Up to and including the line containing "ax.margins(0)", please reproduce the lines of the listing below, starting from the top.
## Begin AVAILABLE DATA
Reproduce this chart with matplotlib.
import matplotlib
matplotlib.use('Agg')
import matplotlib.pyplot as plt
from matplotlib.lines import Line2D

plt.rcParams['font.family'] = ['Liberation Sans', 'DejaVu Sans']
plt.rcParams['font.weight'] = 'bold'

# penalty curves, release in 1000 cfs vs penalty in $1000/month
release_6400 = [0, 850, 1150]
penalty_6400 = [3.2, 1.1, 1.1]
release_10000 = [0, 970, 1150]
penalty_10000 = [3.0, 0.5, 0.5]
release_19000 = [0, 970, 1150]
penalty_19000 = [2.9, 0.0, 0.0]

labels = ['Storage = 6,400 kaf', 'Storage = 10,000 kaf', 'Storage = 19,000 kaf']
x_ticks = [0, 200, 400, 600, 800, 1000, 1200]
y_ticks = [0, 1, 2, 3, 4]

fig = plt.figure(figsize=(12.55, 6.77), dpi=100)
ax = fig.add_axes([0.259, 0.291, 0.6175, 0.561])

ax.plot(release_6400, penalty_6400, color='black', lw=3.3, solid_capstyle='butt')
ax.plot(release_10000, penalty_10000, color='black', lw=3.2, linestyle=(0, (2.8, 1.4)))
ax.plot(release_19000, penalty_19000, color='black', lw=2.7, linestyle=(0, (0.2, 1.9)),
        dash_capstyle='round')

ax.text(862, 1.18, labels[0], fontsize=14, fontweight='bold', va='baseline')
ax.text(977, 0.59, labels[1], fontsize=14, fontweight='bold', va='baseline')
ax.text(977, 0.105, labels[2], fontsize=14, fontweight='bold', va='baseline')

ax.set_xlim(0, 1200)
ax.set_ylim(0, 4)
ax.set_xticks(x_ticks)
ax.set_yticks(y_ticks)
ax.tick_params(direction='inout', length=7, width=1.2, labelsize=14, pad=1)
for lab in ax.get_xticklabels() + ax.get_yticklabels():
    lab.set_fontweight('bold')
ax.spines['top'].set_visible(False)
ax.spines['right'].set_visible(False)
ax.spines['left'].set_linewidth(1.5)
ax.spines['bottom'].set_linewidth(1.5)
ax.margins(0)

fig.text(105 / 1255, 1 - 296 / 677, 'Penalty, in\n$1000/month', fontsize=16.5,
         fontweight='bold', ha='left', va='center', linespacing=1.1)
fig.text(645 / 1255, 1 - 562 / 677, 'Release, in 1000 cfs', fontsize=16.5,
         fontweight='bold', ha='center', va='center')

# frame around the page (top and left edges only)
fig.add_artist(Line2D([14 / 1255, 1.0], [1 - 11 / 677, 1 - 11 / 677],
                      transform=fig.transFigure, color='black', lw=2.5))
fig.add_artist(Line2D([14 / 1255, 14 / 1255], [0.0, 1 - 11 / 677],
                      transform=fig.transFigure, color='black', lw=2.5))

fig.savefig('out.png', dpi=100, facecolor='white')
## End AVAILABLE DATA
TASK ANSWER
Reproduce this chart with matplotlib.
import matplotlib
matplotlib.use('Agg')
import matplotlib.pyplot as plt
from matplotlib.lines import Line2D

plt.rcParams['font.family'] = ['Liberation Sans', 'DejaVu Sans']
plt.rcParams['font.weight'] = 'bold'

# penalty curves, release in 1000 cfs vs penalty in $1000/month
release_6400 = [0, 850, 1150]
penalty_6400 = [3.2, 1.1, 1.1]
release_10000 = [0, 970, 1150]
penalty_10000 = [3.0, 0.5, 0.5]
release_19000 = [0, 970, 1150]
penalty_19000 = [2.9, 0.0, 0.0]

labels = ['Storage = 6,400 kaf', 'Storage = 10,000 kaf', 'Storage = 19,000 kaf']
x_ticks = [0, 200, 400, 600, 800, 1000, 1200]
y_ticks = [0, 1, 2, 3, 4]

fig = plt.figure(figsize=(12.55, 6.77), dpi=100)
ax = fig.add_axes([0.259, 0.291, 0.6175, 0.561])

ax.plot(release_6400, penalty_6400, color='black', lw=3.3, solid_capstyle='butt')
ax.plot(release_10000, penalty_10000, color='black', lw=3.2, linestyle=(0, (2.8, 1.4)))
ax.plot(release_19000, penalty_19000, color='black', lw=2.7, linestyle=(0, (0.2, 1.9)),
        dash_capstyle='round')

ax.text(862, 1.18, labels[0], fontsize=14, fontweight='bold', va='baseline')
ax.text(977, 0.59, labels[1], fontsize=14, fontweight='bold', va='baseline')
ax.text(977, 0.105, labels[2], fontsize=14, fontweight='bold', va='baseline')

ax.set_xlim(0, 1200)
ax.set_ylim(0, 4)
ax.set_xticks(x_ticks)
ax.set_yticks(y_ticks)
ax.tick_params(direction='inout', length=7, width=1.2, labelsize=14, pad=1)
for lab in ax.get_xticklabels() + ax.get_yticklabels():
    lab.set_fontweight('bold')
ax.spines['top'].set_visible(False)
ax.spines['right'].set_visible(False)
ax.spines['left'].set_linewidth(1.5)
ax.spines['bottom'].set_linewidth(1.5)
ax.margins(0)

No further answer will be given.